(Bloomberg) -- For the first time in more than a year the oil market is flashing bearishness in every key global pricing hub. 

On Wednesday, several Dubai crude timespreads flipped into contango, a structure where nearby prices trade at a discount to later ones, after similar moves in the Brent and West Texas Intermediate benchmarks. As well as pointing to an oversupplied market, contango also tends to provide trend-following funds with a signal to sell more futures.

Crude markets are being pressured by higher supplies, particularly exports from the US, which have countered a decision by OPEC+ producers to curb output. It’s a weakness that has helped drag headline Brent futures prices to the lowest since June.
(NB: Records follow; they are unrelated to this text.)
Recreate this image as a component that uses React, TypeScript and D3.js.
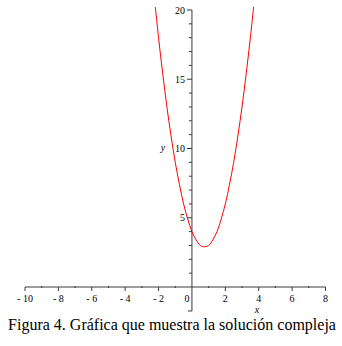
import React from "react";
import * as d3 from "d3";

const curveX = [-2.25, -2.0, -1.75, -1.5, -1.25, -1.0, -0.75, -0.5, -0.25, 0.0, 0.25, 0.5, 0.75, 1.0, 1.25, 1.5, 1.75, 2.0, 2.25, 2.5, 2.75, 3.0, 3.25, 3.5, 3.75];
const curveY = [20.9, 18.0, 15.4, 13.0, 10.9, 9.0, 7.4, 6.0, 4.9, 4.0, 3.4, 3.0, 2.9, 3.0, 3.4, 4.0, 4.9, 6.0, 7.4, 9.0, 10.9, 13.0, 15.4, 18.0, 20.9];
const xTickLabels = [-10, -8, -6, -4, -2, 0, 2, 4, 6, 8];
const xMinorTicks = [-9, -7, -5, -3, -1, 1, 3, 5, 7];
const yTickLabels = [5, 10, 15, 20];
const yMinorTicks = [1, 2, 3, 4, 6, 7, 8, 9, 11, 12, 13, 14, 16, 17, 18, 19];
const caption = "Figura 4. Gráfica que muestra la solución compleja";

export default function App() {
  const x = d3.scaleLinear().domain([-10, 8]).range([25, 325.5]);
  const y = d3.scaleLinear().domain([0, 20]).range([287, 10]);
  const x0 = x(0);
  const y0 = y(0);
  const pts: [number, number][] = curveX.map((v, i) => [v, curveY[i]]);
  const line = d3
    .line<[number, number]>()
    .x((d) => x(d[0]))
    .y((d) => y(d[1]))
    .curve(d3.curveCatmullRom);
  const font = "'Liberation Serif', 'Times New Roman', serif";
  const axisColor = "#3a3a3a";
  return (
    <svg
      width={342}
      height={346}
      style={{ position: "absolute", left: 0, top: 0, background: "#fff" }}
    >
      <defs>
        <clipPath id="plotclip">
          <rect x={0} y={7} width={342} height={300} />
        </clipPath>
      </defs>
      {/* x axis */}
      <line x1={x(-10)} x2={x(8)} y1={y0} y2={y0} stroke={axisColor} strokeWidth={1} />
      {xTickLabels.map((t) =>
        t === 0 ? null : (
          <line key={"xt" + t} x1={x(t)} x2={x(t)} y1={y0} y2={y0 + 4} stroke={axisColor} strokeWidth={1} />
        )
      )}
      {xMinorTicks.map((t) => (
        <line key={"xm" + t} x1={x(t)} x2={x(t)} y1={y0 - 1} y2={y0 + 1} stroke={axisColor} strokeWidth={1} />
      ))}
      {xTickLabels.map((t) => (
        <text
          key={"xl" + t}
          x={t === 0 ? x0 - 5 : x(t)}
          y={y0 + 15}
          fontSize={10}
          fontFamily={font}
          textAnchor="middle"
          fill="#000"
        >
          {t < 0 ? "- " + Math.abs(t) : String(t)}
        </text>
      ))}
      {/* y axis */}
      <line x1={x0} x2={x0} y1={y(20)} y2={311} stroke={axisColor} strokeWidth={1} />
      <line x1={x0} x2={x0 - 4} y1={311} y2={311} stroke={axisColor} strokeWidth={1} />
      {yTickLabels.map((t) => (
        <line key={"yt" + t} x1={x0} x2={x0 - 5} y1={y(t)} y2={y(t)} stroke={axisColor} strokeWidth={1} />
      ))}
      {yMinorTicks.map((t) => (
        <line key={"ym" + t} x1={x0} x2={x0 - 3} y1={y(t)} y2={y(t)} stroke={axisColor} strokeWidth={1} />
      ))}
      {yTickLabels.map((t) => (
        <text
          key={"yl" + t}
          x={x0 - 7}
          y={y(t) + 3.5}
          fontSize={10}
          fontFamily={font}
          textAnchor="end"
          fill="#000"
        >
          {t}
        </text>
      ))}
      <text x={163} y={151} fontSize={10} fontFamily={font} fontStyle="italic" textAnchor="middle">
        y
      </text>
      <text x={257} y={313} fontSize={10} fontFamily={font} fontStyle="italic" textAnchor="middle">
        x
      </text>
      {/* curve */}
      <path d={line(pts) || ""} fill="none" stroke="#ff0000" strokeWidth={1} clipPath="url(#plotclip)" />
      {/* caption */}
      <text x={172} y={330} fontSize={16} fontFamily={font} textAnchor="middle" fill="#000">
        {caption}
      </text>
    </svg>
  );
}
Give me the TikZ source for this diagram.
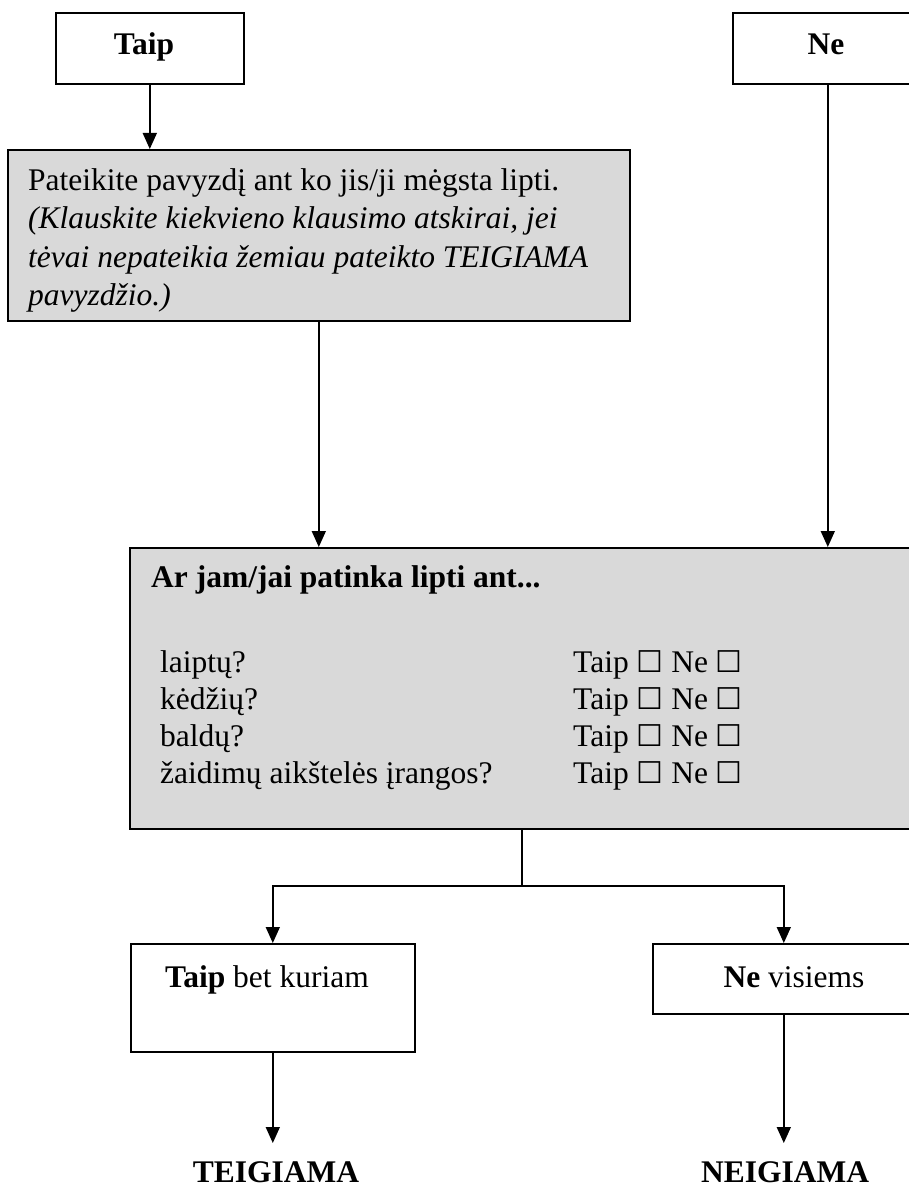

Until now, Dubai spreads had been trading in the opposite structure, known as backwardation, all year. That was a result of supply curbs from OPEC+, which reduced supplies of the heavy sulfurous — or sour — crude pumped in the Middle East and shipped mainly to Asia. 

“It was the strongest and most supply-starved crude out there, and yet here we are,” said Keshav Lohiya, founder of consultant Oilytics. “It’s possible sour markets are not as tight as previously thought, with a potential slowdown in Asia.”

On Wednesday, the nearest two Dubai swaps were trading at parity with one another, according to data from brokerage PVM Oil Associates Ltd. But the subsequent five spreads were all in contango, the first time there’s been such a market structure in Dubai since late last year, according to data compiled by Bloomberg. 

In another sign of a softening Asian market, Oman crude is also trading below the Dubai benchmark for the first time since November. Physical markets have generally remained well supplied in the face of softening oil demand in the region, traders said.